Merkez Bankası (TCMB) bugün 2023 ve 2024 yılları için enflasyon tahminlerini yükseltirken, ekonomik büyüme beklentilerine ilişkin de dikkat çeken bir değişikliğe gitti.

6 Eylül'de açıklanan Orta Vadeli Program'da (OVP) büyüme tahmini 2023 için ise yüzde 4,4, 2024 için yüzde 4, 2025 için yüzde 4,5 ve 2026 için yüzde 5 olarak belirlenmişti.

OVP'nin açıklandığı toplantıda konuşan Cumhurbaşkanı Tayyip Erdoğan da enflasyonla mücadele ederken büyümeden kesinlikle taviz vermeyeceklerini belirtmiş ve 2024-2026 döneminde ortlama yüzde 4,5 büyüme hedeflediklerini söylemişti.

TCMB DÜŞÜK BÜYÜME BEKLİYOR


TCMB Başkanı Gaye Erkan'ın bugün açıkladığı enflasyon raporunda ise büyüme beklentisi açısından kritik olan "çıktı açığı" eğrisinin 2024'ün ikinci çeyreğinden itibaren 2026'ya kadar uzanan dönemde negatif bölgede kalacağı beklentisi yer aldı.

Bu da büyümenin 2024-2026 arasındaki dönemde potansiyelin altında kalacağına işaret ediyor.

Sozcu.com.tr'ye konuşan eski TCMB Başekonomisti Hakan Kara, TCMB'nin bugün açıkladığı çıktı açığı verilerinin, 2024'te yaklaşık 2'lik ekonomik büyüme beklentisine işaret ettiğini dile getirdi.

TCMB'nin çıktı açığı tahminleri, bankanın 2025 ve 2026 yıllarında da OVP'ye belirgin düzeyde daha düşük büyüme beklediğini gösteriyor.

Nitekim, TCMB, 2024 sonu enflasyon tahminini 3 puan artışla yüzde 36'ya yükseltirken, çıktı açığı beklentisinin negatif bölgeye geçişinden kaynaklı manşet enflasyonda -0,7 puanlık azaltıcı etkisi olmasını bekliyor.

ERKAN'A SORULDU


Konunun sorulması üzerine TCMB Başkanı Gaye Erkan, dünya genelinde merkez bankaları ile hükümetin büyüme beklentilerinin farklılaşabildiğini, merkez bankalarının büyüme konusunda daha muhafazakar olabildiklerini söyledi.

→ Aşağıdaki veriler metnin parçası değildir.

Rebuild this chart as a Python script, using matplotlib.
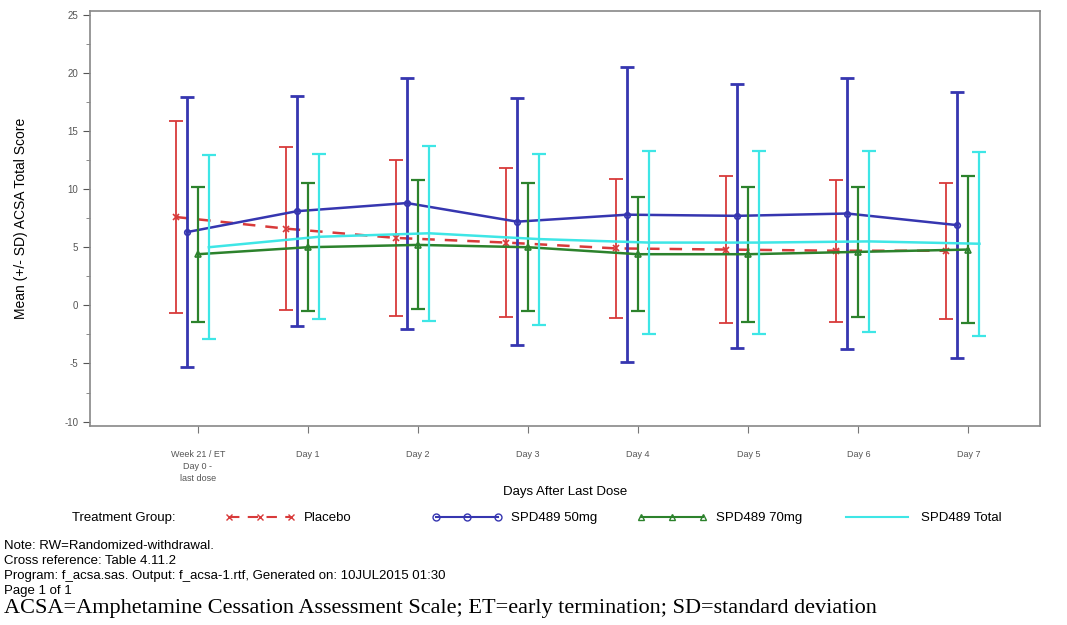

Banka, enflasyon tahminini 2023 sonu için yüzde 58'den yüzde 65'e yükseltmişti.

Erkan, sıkı para politikasının gecikmeli etkileriyle birlikte iç talepte ve cari açıkta düşüş beklediklerini, bu gelişmelerin de dezenflasyon patikasına katkıda bulunacağını belirtmişti.

ÇIKTI AÇIĞI NEDİR?


TCMB belgelerinde çıktı açığı, bir ekonomideki mevcut üretim düzeyinin o ekonominin potansiyel üretim seviyesinden farkına deniyor. Para politikası açısından potansiyel üretim, teknoloji düzeyi veriyken emek ve sermaye faktörleri etkin kullanılarak enflasyonda bir artışa neden olmaksızın ulaşılması mümkün olan en yüksek üretim düzeyine karşılık geliyor.

Çıktı açığının pozitif olduğu alanlarda; talep fazlalığı nedeniyle ekonomi kapasitenin üzerinde çalıştığı için, talebe dayalı enflasyon baskısının ortaya çıkacağı tahmin ediliyor.

Çıktı açığının negatif olduğu alanlarda ise bu durumun ekonomideki zayıf talepten kaynaklanan arz fazlalığı veya atıl kapasite nedeniyle, enflasyonda düşüşe yol açacağı öngörülüyor.